Hace dos años, la Organización Internacional del Trabajo dijo en su informe anual que el trabajo forzoso, la esclavitud y el tráfico de seres humanos --especialmente de mujeres y niños-- “están creciendo con la mundialización, adoptando nuevas e insidiosas formas”. Según el documento, las redes de traficantes suelen engañar a sus víctimas “con promesas falsas de empleos legales en restaurantes, bares, clubes nocturnos, factorías, plantaciones y casas privadas, pero una vez que están aislados les quitan los pasaportes o documentos de viaje, se restringen sus movimientos y se retienen sus salarios hasta que hayan rembolsado la deuda del transporte, cuyo valor queda a criterio del traficante. Como pueden revender las deudas de las mujeres a otros traficantes o empleadores, sus víctimas pueden quedar atrapadas en un ciclo infernal de perpetua servidumbre por deudas. Además, para evitar que los trabajadores se vayan, se suele recurrir a matones que los vigilan, así como al empleo de la violencia, con amenazas y retención de documentos”.

A mediados de marzo pasado, en Brasil, el presidente Luiz Inacio Lula da Silva presentó un Plan Nacional para la Erradicación del Trabajo Esclavo. El número de personas que sobreviven en condiciones de esclavitud en ese país sudamericano varía significativamente de acuerdo con las fuentes. El gobierno lo calcula en 25 mil, pero organizaciones no gubernamentales multiplican esa cifra por cuatro o por seis. Hace 10 años, el sociólogo Jose de Sousa Martins estimó que unos 60 mil brasileños eran víctimas del trabajo forzado.

En 1996 La Jornada dio a conocer la situación de los trabajadores oaxaqueños en las empresas agroexportadoras del Valle de San Quintín, Baja California, situación que se acercaba mucho a la de los peones acasillados en las haciendas porfirianas. Habría que preguntarse qué ha ocurrido allí en estos últimos siete años.

En las naciones y regiones más marginadas del planeta la esclavitud sigue funcionando sobre la base de la compraventa de seres humanos. Es el caso de Sudán, donde se puede comprar un esclavo por 100 dólares. En las llamadas economías emergentes, la práctica suele estar vinculada a fábricas de empresas trasnacionales: maquiladoras, plantaciones, construcción y minería. En Francia, España y otros integrantes de la Unión Europea, la esclavitud está preponderantemente relacionada con la industria de los servicios sexuales.
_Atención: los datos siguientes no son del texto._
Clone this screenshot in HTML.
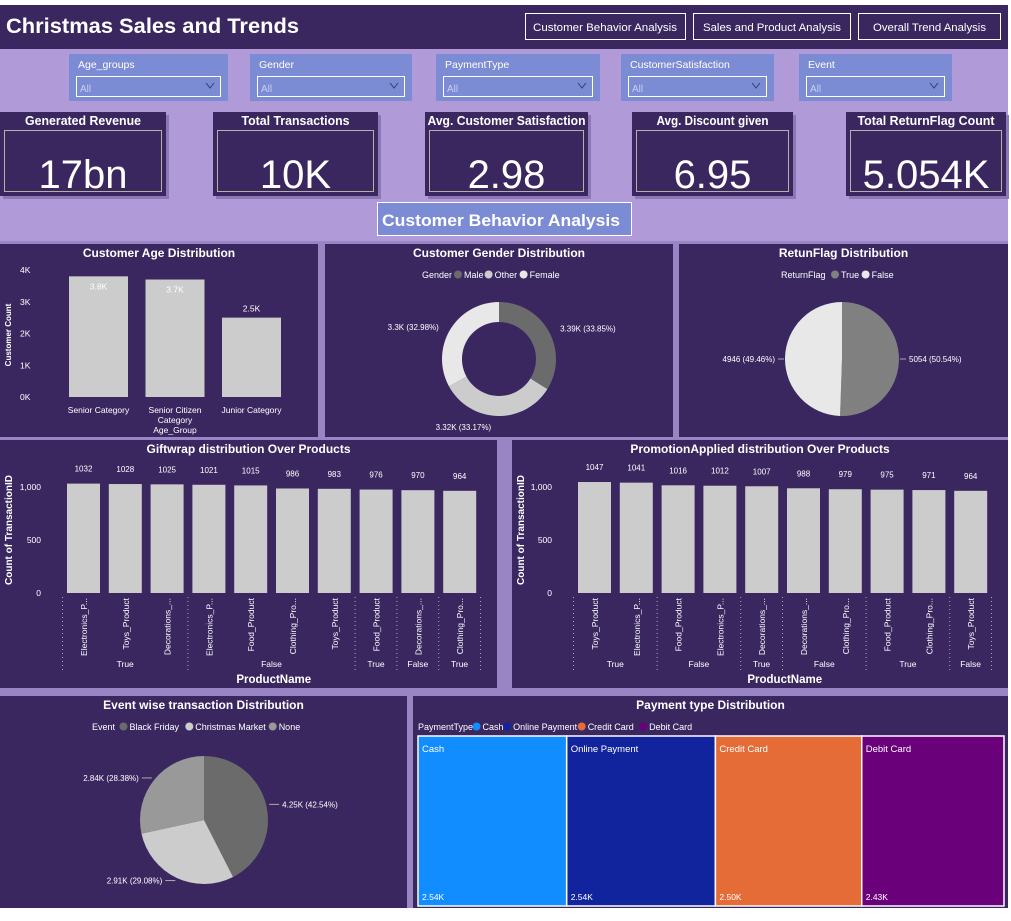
<!DOCTYPE html>
<html><head><meta charset="utf-8"><style>
body{margin:0;width:1011px;height:916px;overflow:hidden;background:#fff;font-family:"Liberation Sans Narrow","Liberation Sans",sans-serif;}
svg text{font-family:"Liberation Sans Narrow","Liberation Sans",sans-serif;}
</style></head><body>
<svg id="s" width="1011" height="916" xmlns="http://www.w3.org/2000/svg">
<rect x="0" y="5" width="1008" height="903" fill="#9985c4"/>
<rect x="0" y="5" width="1008" height="44" fill="#3a2760"/>
<text x="6" y="33" fill="#fff" font-size="21" font-weight="bold" textLength="293" lengthAdjust="spacingAndGlyphs">Christmas Sales and Trends</text>
<g><rect x="525.5" y="13.5" width="160" height="26" fill="none" stroke="#fff"/><text x="533" y="31" fill="#fff" font-size="11" textLength="144" lengthAdjust="spacingAndGlyphs">Customer Behavior Analysis</text></g>
<g><rect x="693.5" y="13.5" width="157" height="26" fill="none" stroke="#fff"/><text x="703" y="31" fill="#fff" font-size="11" textLength="138" lengthAdjust="spacingAndGlyphs">Sales and Product Analysis</text></g>
<g><rect x="858.5" y="13.5" width="142" height="26" fill="none" stroke="#fff"/><text x="873" y="31" fill="#fff" font-size="11" textLength="113" lengthAdjust="spacingAndGlyphs">Overall Trend Analysis</text></g>
<rect x="0" y="49" width="1008" height="192" fill="#b09ad8"/>
<g id="filters"></g>
<g id="kpis"></g>
<g><rect x="377.5" y="202.5" width="254" height="33" fill="#7b8bd4" stroke="#fff"/><text x="382" y="226" fill="#fff" font-size="17" font-weight="bold" textLength="238" lengthAdjust="spacingAndGlyphs">Customer Behavior Analysis</text></g>
<g id="charts"></g>
</svg>
<script>
const NS="http://www.w3.org/2000/svg";
const S=document.getElementById('s');
function el(tag,attrs,parent,txt){const e=document.createElementNS(NS,tag);for(const k in attrs)e.setAttribute(k,attrs[k]);if(txt!==undefined)e.textContent=txt;(parent||S).appendChild(e);return e;}

// filters
const filterNames=["Age_groups","Gender","PaymentType","CustomerSatisfaction","Event"];
const filterX=[69,250,436,621,799];
const filterW=[159,162,164,153,153];
filterNames.forEach((n,i)=>{
 const g=el('g',{},document.getElementById('filters'));
 
 
 el('rect',{x:filterX[i],y:54,width:filterW[i],height:47,fill:'#7b8bd4'},g);
 el('text',{x:filterX[i]+9,y:68,fill:'#fff','font-size':10.5},g,n);
 el('rect',{x:filterX[i]+7.5,y:76.5,width:filterW[i]-15,height:20,fill:'none',stroke:'#fff'},g);
 el('text',{x:filterX[i]+11,y:92,fill:'#c9cfee','font-size':10},g,'All');
 el('path',{d:`M${filterX[i]+filterW[i]-22} 83 l4 5 l4 -5`,fill:'none',stroke:'#3a3a6a'},g);
});

// KPIs
const kpiTitles=["Generated Revenue","Total Transactions","Avg. Customer Satisfaction","Avg. Discount given","Total ReturnFlag Count"];
const kpiValues=["17bn","10K","2.98","6.95","5.054K"];
const kpiX=[0,213,425,632,846];
const kpiW=[166,165,163,161,160];
const kpiTW=[116,108,158,112,137];
kpiTitles.forEach((t,i)=>{
 const g=el('g',{},document.getElementById('kpis'));
 
 
 el('rect',{x:kpiX[i]+3,y:115,width:kpiW[i],height:84,fill:'#8d78b6'},g);
 el('rect',{x:kpiX[i],y:112,width:kpiW[i],height:84,fill:'#3a2760'},g);
 el('text',{x:kpiX[i]+kpiW[i]/2,y:125,fill:'#fff','font-size':12.5,'font-weight':'bold','text-anchor':'middle',textLength:kpiTW[i],lengthAdjust:'spacingAndGlyphs'},g,t);
 el('rect',{x:kpiX[i]+4.5,y:130.5,width:kpiW[i]-9,height:61,fill:'none',stroke:'#b8b0a8'},g);
 el('text',{x:kpiX[i]+kpiW[i]/2,y:188,fill:'#fff','font-size':40,'text-anchor':'middle'},g,kpiValues[i]);
});

const C=document.getElementById('charts');
function panel(x,y,w,h,title,name){
 const g=el('g',{},C);
 
 
 el('rect',{x:x,y:y,width:w,height:h,fill:'#3a2760'},g);
 el('text',{x:x+w/2,y:y+13,fill:'#fff','font-size':12,'font-weight':'bold','text-anchor':'middle'},g,title);
 return g;
}
function arc(cx,cy,r,ri,a0,a1){
 const p=(a,rr)=>[cx+rr*Math.sin(a),cy-rr*Math.cos(a)];
 const L=(a1-a0)>Math.PI?1:0;
 const [x0,y0]=p(a0,r),[x1,y1]=p(a1,r);
 if(ri>0){const [x2,y2]=p(a1,ri),[x3,y3]=p(a0,ri);
  return `M${x0} ${y0}A${r} ${r} 0 ${L} 1 ${x1} ${y1}L${x2} ${y2}A${ri} ${ri} 0 ${L} 0 ${x3} ${y3}Z`;}
 return `M${cx} ${cy}L${x0} ${y0}A${r} ${r} 0 ${L} 1 ${x1} ${y1}Z`;
}
function legend(g,x,y,title,names,colors){
 let cx=x; el('text',{x:cx,y:y,fill:'#fff','font-size':9},g,title); cx+=title.length*4.5+5;
 names.forEach((n,i)=>{el('circle',{cx:cx+4,cy:y-3.5,r:4,fill:colors[i]},g);el('text',{x:cx+10,y:y,fill:'#fff','font-size':9},g,n);cx+=13+n.length*4.4;});
}

// Age chart
const ageCats=["Senior Category","Senior Citizen Category","Junior Category"];
const ageVals=[3.8,3.7,2.5];
const ageTicks=[0,1,2,3,4];
{
 const g=panel(0,244,318,193,'Customer Age Distribution','age-distribution-chart');
 const y=v=>397-v*31.75, x=i=>69+i*76.5;
 ageTicks.forEach(t=>el('text',{x:20,y:y(t)+3,fill:'#fff','font-size':8.5},g,t+'K'));
 el('text',{x:11,y:335,fill:'#fff','font-size':8,'font-weight':'bold','text-anchor':'middle',transform:'rotate(-90 11 335)'},g,'Customer Count');
 ageVals.forEach((v,i)=>{
  const b=el('rect',{x:x(i),y:y(v),width:59,height:397-y(v),fill:'#cccccc'},g);
  
  
  const inside=v>3;
  el('text',{x:x(i)+29.5,y:inside?y(v)+13:y(v)-6,fill:'#fff','font-size':8.5,'text-anchor':'middle'},g,v+'K');
 });
 const ls={fill:'#fff','font-size':8.5,'text-anchor':'middle'};
 el('text',Object.assign({x:x(0)+29.5,y:413},ls),g,'Senior Category');
 el('text',Object.assign({x:x(1)+29.5,y:413},ls),g,'Senior Citizen');
 el('text',Object.assign({x:x(1)+29.5,y:423},ls),g,'Category');
 el('text',Object.assign({x:x(1)+29.5,y:433},ls),g,'Age_Group');
 el('text',Object.assign({x:x(2)+29.5,y:413},ls),g,'Junior Category');
}

// Gender donut
const genderCats=["Male","Other","Female"];
const genderVals=[3.39,3.32,3.30];
const genderLabels=["3.39K (33.85%)","3.32K (33.17%)","3.3K (32.98%)"];
const genderColors=["#6b6b6b","#cccccc","#e8e8e8"];
{
 const g=panel(325,244,348,193,'Customer Gender Distribution','gender-distribution-chart');
 legend(g,422,278,'Gender',genderCats,genderColors);
 const tot=genderVals.reduce((a,b)=>a+b,0); let a=0;
 const cx=499,cy=359,r=57;
 genderVals.forEach((v,i)=>{const a1=a+v/tot*2*Math.PI;
  const p=el('path',{d:arc(cx,cy,r,37,a,a1),fill:genderColors[i]},g);
  
  
  const m=(a+a1)/2, lx=cx+(r+6)*Math.sin(m), ly=cy-(r+6)*Math.cos(m);
  const right=Math.sin(m)>0.2, left=Math.sin(m)<-0.2;
  if(right){el('text',{x:lx+6,y:ly+3,fill:'#fff','font-size':8},g,genderLabels[i]);}
  else if(left){el('text',{x:lx-6,y:ly+3,fill:'#fff','font-size':8,'text-anchor':'end'},g,genderLabels[i]);}
  else {el('text',{x:lx-6,y:ly+8,fill:'#fff','font-size':8,'text-anchor':'end'},g,genderLabels[i]);}
  a=a1;});
}

// Return flag pie
const retCats=["True","False"];
const retVals=[5054,4946];
const retLabels=["5054 (50.54%)","4946 (49.46%)"];
const retColors=["#808080","#e8e8e8"];
{
 const g=panel(679,244,329,193,'RetunFlag Distribution','returnflag-distribution-chart');
 legend(g,781,278,'ReturnFlag',retCats,retColors);
 const tot=retVals.reduce((a,b)=>a+b,0); let a=0; const cx=842,cy=359,r=57;
 retVals.forEach((v,i)=>{const a1=a+v/tot*2*Math.PI;
  const p=el('path',{d:arc(cx,cy,r,0,a,a1),fill:retColors[i]},g);
  
  
  const m=(a+a1)/2, s=Math.sin(m)>0;
  el('line',{x1:s?cx+r+1:cx-r-1,y1:cy,x2:s?cx+r+7:cx-r-7,y2:cy,stroke:'#aaa'},g);
  el('text',{x:s?cx+r+10:cx-r-10,y:cy+3,fill:'#fff','font-size':8,'text-anchor':s?'start':'end'},g,retLabels[i]);
  a=a1;});
}

// bar chart helper
function prodChart(x0,w,title,name,names,vals,groups,barX,step){
 const g=panel(x0,440,w,248,title,name);
 const y=v=>593-v*0.106;
 [0,500,1000].forEach(t=>el('text',{x:barX-26,y:y(t)+3,fill:'#fff','font-size':8.5,'text-anchor':'end'},g,t===1000?'1,000':String(t)));
 const yc=530, yx=x0+12;
 el('text',{x:yx,y:yc,fill:'#fff','font-size':10,'font-weight':'bold','text-anchor':'middle',transform:`rotate(-90 ${yx} ${yc})`},g,'Count of TransactionID');
 vals.forEach((v,i)=>{
  const bx=barX+i*step;
  const b=el('rect',{x:bx,y:y(v),width:33,height:593-y(v),fill:'#cccccc'},g);
  
  
  el('text',{x:bx+16.5,y:y(v)-12,fill:'#fff','font-size':8,'text-anchor':'middle'},g,String(v));
  const tx=bx+20,ty=598;
  el('text',{x:tx,y:ty,fill:'#fff','font-size':8.5,'text-anchor':'end',transform:`rotate(-90 ${tx} ${ty})`},g,names[i]);
 });
 let s=0;
 const bound=i=>barX-4.5+i*step;
 el('line',{x1:bound(0),y1:597,x2:bound(0),y2:672,stroke:'#aaa','stroke-dasharray':'1 3'},g);
 groups.forEach(([lab,n])=>{
  const e=s+n;
  el('line',{x1:bound(e),y1:597,x2:bound(e),y2:672,stroke:'#aaa','stroke-dasharray':'1 3'},g);
  el('text',{x:(bound(s)+bound(e))/2,y:667,fill:'#fff','font-size':8.5,'text-anchor':'middle'},g,lab);
  s=e;});
 el('text',{x:(barX+bound(vals.length))/2,y:683,fill:'#fff','font-size':11.5,'font-weight':'bold','text-anchor':'middle'},g,'ProductName');
}
const giftNames=["Electronics_P...","Toys_Product","Decorations_...","Electronics_P...","Food_Product","Clothing_Pro...","Toys_Product","Food_Product","Decorations_...","Clothing_Pro..."];
const giftVals=[1032,1028,1025,1021,1015,986,983,976,970,964];
const giftGroups=[["True",3],["False",4],["True",1],["False",1],["True",1]];
const promoNames=["Toys_Product","Electronics_P...","Food_Product","Electronics_P...","Decorations_...","Decorations_...","Clothing_Pro...","Food_Product","Clothing_Pro...","Toys_Product"];
const promoVals=[1047,1041,1016,1012,1007,988,979,975,971,964];
const promoGroups=[["True",2],["False",2],["True",1],["False",2],["True",2],["False",1]];
prodChart(0,497,'Giftwrap distribution Over Products','giftwrap-chart',giftNames,giftVals,giftGroups,67,41.8);
prodChart(512,496,'PromotionApplied distribution Over Products','promotion-chart',promoNames,promoVals,promoGroups,578,41.8);

// Event pie
const eventCats=["Black Friday","Christmas Market","None"];
const eventVals=[4.25,2.91,2.84];
const eventLabels=["4.25K (42.54%)","2.91K (29.08%)","2.84K (28.38%)"];
const eventColors=["#6b6b6b","#cccccc","#999999"];
{
 const g=panel(0,696,407,212,'Event wise transaction Distribution','event-distribution-chart');
 legend(g,92,730,'Event',eventCats,eventColors);
 const tot=eventVals.reduce((a,b)=>a+b,0); let a=0; const cx=204,cy=820,r=64;
 eventVals.forEach((v,i)=>{const a1=a+v/tot*2*Math.PI;
  const p=el('path',{d:arc(cx,cy,r,0,a,a1),fill:eventColors[i]},g);
  
  
  const m=(a+a1)/2, s=Math.sin(m)>0;
  const lx=cx+(r+3)*Math.sin(m), ly=cy-(r+3)*Math.cos(m);
  el('line',{x1:lx,y1:ly,x2:s?lx+10:lx-10,y2:ly,stroke:'#aaa'},g);
  el('text',{x:s?lx+13:lx-13,y:ly+3,fill:'#fff','font-size':8,'text-anchor':s?'start':'end'},g,eventLabels[i]);
  a=a1;});
}

// Payment treemap
const payCats=["Cash","Online Payment","Credit Card","Debit Card"];
const payVals=[2.54,2.54,2.50,2.43];
const payLabels=["2.54K","2.54K","2.50K","2.43K"];
const payColors=["#118dff","#12239e","#e66c37","#6b007b"];
{
 const g=panel(413,696,595,212,'Payment type Distribution','payment-distribution-chart');
 legend(g,418,730,'PaymentType',payCats,payColors);
 const tot=payVals.reduce((a,b)=>a+b,0); const X0=418,W=586; let x=X0;
 payVals.forEach((v,i)=>{const w=v/tot*W;
  const r=el('rect',{x:x,y:736,width:w,height:170,fill:payColors[i],stroke:'#fff','stroke-width':1.5},g);
  
  
  el('text',{x:x+4,y:752,fill:'#fff','font-size':9.5},g,payCats[i]);
  el('text',{x:x+4,y:900,fill:'#fff','font-size':8.5},g,payLabels[i]);
  x+=w;});
}
</script>
</body></html>
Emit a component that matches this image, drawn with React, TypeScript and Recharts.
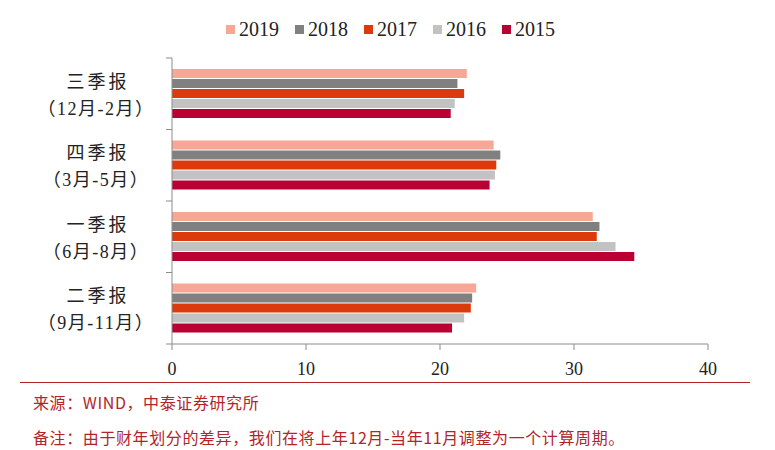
import { BarChart, Bar, XAxis, YAxis } from "recharts";

const categories = ["三季报", "四季报", "一季报", "二季报"];
const periods = ["（12月-2月）", "（3月-5月）", "（6月-8月）", "（9月-11月）"];

const y2019 = [22.0, 24.0, 31.4, 22.7];
const y2018 = [21.3, 24.5, 31.9, 22.4];
const y2017 = [21.8, 24.2, 31.7, 22.3];
const y2016 = [21.1, 24.1, 33.1, 21.8];
const y2015 = [20.8, 23.7, 34.5, 20.9];

const xTicks = [0, 10, 20, 30, 40];

const series = [
  { key: "2019", color: "#F7A796" },
  { key: "2018", color: "#808080" },
  { key: "2017", color: "#DA3A0C" },
  { key: "2016", color: "#C2C2C2" },
  { key: "2015", color: "#BA0032" },
];

const data = categories.map((name, i) => ({
  name,
  period: periods[i],
  "2019": y2019[i],
  "2018": y2018[i],
  "2017": y2017[i],
  "2016": y2016[i],
  "2015": y2015[i],
}));

const PLOT_TOP = 58;
const PLOT_BOTTOM = 344;
const HALF_BAND = (PLOT_BOTTOM - PLOT_TOP) / categories.length / 2;
const AXIS_COLOR = "#8c8c8c";
const SERIF = '"Liberation Serif", "Times New Roman", "Noto Sans CJK SC", serif';
const NOTE_RED = "#B3242A";

function CategoryTick(props: any) {
  const { x, y, payload, index } = props;
  return (
    <g>
      <text x={x - 74} y={y - 12} textAnchor="middle" dominantBaseline="central"
        fontSize={18} letterSpacing={3} fill="#222" fontFamily={SERIF}>
        {payload.value}
      </text>
      <text x={x - 76} y={y + 15} textAnchor="middle" dominantBaseline="central"
        fontSize={18} letterSpacing={1.5} fill="#222" fontFamily={SERIF}>
        {periods[index]}
      </text>
      {index === 0 && (
        <line x1={x - 6} x2={x} y1={y - HALF_BAND} y2={y - HALF_BAND} stroke={AXIS_COLOR} />
      )}
      <line x1={x - 6} x2={x} y1={y + HALF_BAND} y2={y + HALF_BAND} stroke={AXIS_COLOR} />
    </g>
  );
}

export default function App() {
  const noteStyle = {
    position: "absolute" as const,
    left: 33,
    fontSize: 16,
    letterSpacing: 0.6,
    color: NOTE_RED,
    fontFamily: '"Noto Sans CJK SC", sans-serif',
    lineHeight: "20px",
    whiteSpace: "nowrap" as const,
  };
  return (
    <div style={{ position: "absolute", left: 0, top: 0, width: 775, height: 450, background: "#fff", overflow: "hidden" }}>
      <div
        style={{
          position: "absolute",
          top: 17,
          left: 3,
          width: 775,
          display: "flex",
          justifyContent: "center",
          fontFamily: SERIF,
          fontSize: 20,
          color: "#222",
          lineHeight: "24px",
        }}
      >
        {series.map((s) => (
          <div key={s.key} style={{ display: "flex", alignItems: "center", margin: "0 8px" }}>
            <span style={{ display: "inline-block", width: 9, height: 9, background: s.color, marginRight: 4 }} />
            <span>{s.key}</span>
          </div>
        ))}
      </div>

      <BarChart
        width={775}
        height={450}
        data={data}
        layout="vertical"
        margin={{ top: PLOT_TOP, right: 67, bottom: 450 - PLOT_BOTTOM - 40, left: 0 }}
        barSize={9}
        barGap={1}
      >
        <XAxis
          type="number"
          domain={[0, 40]}
          ticks={xTicks}
          height={40}
          stroke={AXIS_COLOR}
          tickSize={6}
          tickMargin={12}
          tick={{ fill: "#222", fontSize: 18, fontFamily: SERIF }}
        />
        <YAxis
          type="category"
          dataKey="name"
          width={172}
          stroke={AXIS_COLOR}
          tickLine={false}
          tickSize={0}
          tickMargin={0}
          tick={<CategoryTick />}
          interval={0}
        />
        {series.map((s) => (
          <Bar key={s.key} dataKey={s.key} fill={s.color} isAnimationActive={false} />
        ))}
      </BarChart>

      <div style={{ position: "absolute", left: 20, top: 382, width: 730, height: 0, borderTop: `1.5px solid ${NOTE_RED}` }} />
      <div style={{ ...noteStyle, top: 392 }}>来源：WIND，中泰证券研究所</div>
      <div style={{ ...noteStyle, top: 427 }}>
        备注：由于财年划分的差异，我们在将上年12月-当年11月调整为一个计算周期。
      </div>
    </div>
  );
}
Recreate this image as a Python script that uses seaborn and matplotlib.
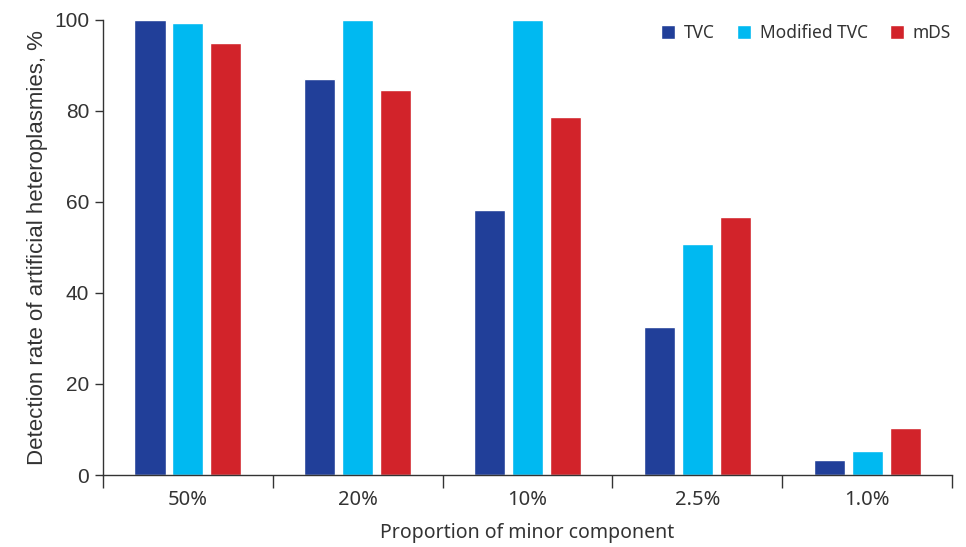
import pandas as pd
import matplotlib.pyplot as plt
import seaborn as sns

# datos
proporciones = ["50%", "20%", "10%", "2.5%", "1.0%"]
metodos = ["TVC", "Modified TVC", "mDS"]
tvc = [100, 87, 58.2, 32.6, 3.3]
tvc_modificado = [99.3, 100, 100, 50.7, 5.3]
mds = [94.9, 84.5, 78.7, 56.7, 10.4]
colores = ["#213F99", "#00B9F1", "#D2232A"]

df = pd.DataFrame({
    "proporcion": proporciones * 3,
    "metodo": [m for m in metodos for _ in proporciones],
    "tasa": tvc + tvc_modificado + mds,
})

sns.set_style("ticks")
plt.rcParams["font.family"] = ["Liberation Sans", "DejaVu Sans"]
fuente_x = ["Noto Sans", "DejaVu Sans"]

fig = plt.figure(figsize=(9.66, 5.47), dpi=100)
ax = fig.add_axes([0.1066, 0.1316, 0.879, 0.832])

sns.barplot(data=df, x="proporcion", y="tasa", hue="metodo", order=proporciones,
            hue_order=metodos, palette=colores, saturation=1, width=0.67, gap=0.18, ax=ax)

gris = "#333333"
ax.set_xlim(-0.5, len(proporciones) - 0.5)
ax.set_ylim(0, 100)
ax.set_yticks([0, 20, 40, 60, 80, 100])
ax.tick_params(axis="y", labelsize=15, colors=gris, length=6, width=1, pad=4)

# ticks en los limites de cada categoria, etiquetas en el centro
ax.set_xticks([i - 0.5 for i in range(len(proporciones) + 1)])
ax.set_xticklabels([])
ax.tick_params(axis="x", which="major", length=9, width=1, colors=gris)
ax.set_xticks(range(len(proporciones)), minor=True)
ax.set_xticklabels(proporciones, minor=True, fontsize=14.5, color=gris, family=fuente_x)
ax.tick_params(axis="x", which="minor", length=0, pad=11)

ax.set_xlabel("Proportion of minor component", fontsize=14, color=gris,
              family=fuente_x, labelpad=9)
ax.set_ylabel("Detection rate of artificial heteroplasmies, %", fontsize=16, color=gris, labelpad=4)

for lado in ["top", "right"]:
    ax.spines[lado].set_visible(False)
for lado in ["left", "bottom"]:
    ax.spines[lado].set_color(gris)
    ax.spines[lado].set_linewidth(1)

ax.legend(loc="upper right", bbox_to_anchor=(1.017, 1.025), ncol=3, frameon=False,
          handlelength=0.8, handleheight=0.8, handletextpad=0.5, columnspacing=1.3,
          prop={"family": fuente_x, "size": 12.5}, labelcolor=gris)

fig.savefig("out.png", dpi=100)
En su libro La nueva esclavitud en la economía global (Siglo XXI, Madrid), Kevin Bales, el más conocido especialista en el asunto, calcula que unos 27 millones de personas en todo el mundo se encuentran en situación de esclavitud. Tal vez sea una cifra exagerada, o tal vez se quede corta. Con un solo esclavo que hubiera, sería suficiente para cuestionar la buena voluntad y la eficacia de los organismos internacionales y los discursos de Estado de todos los países del mundo.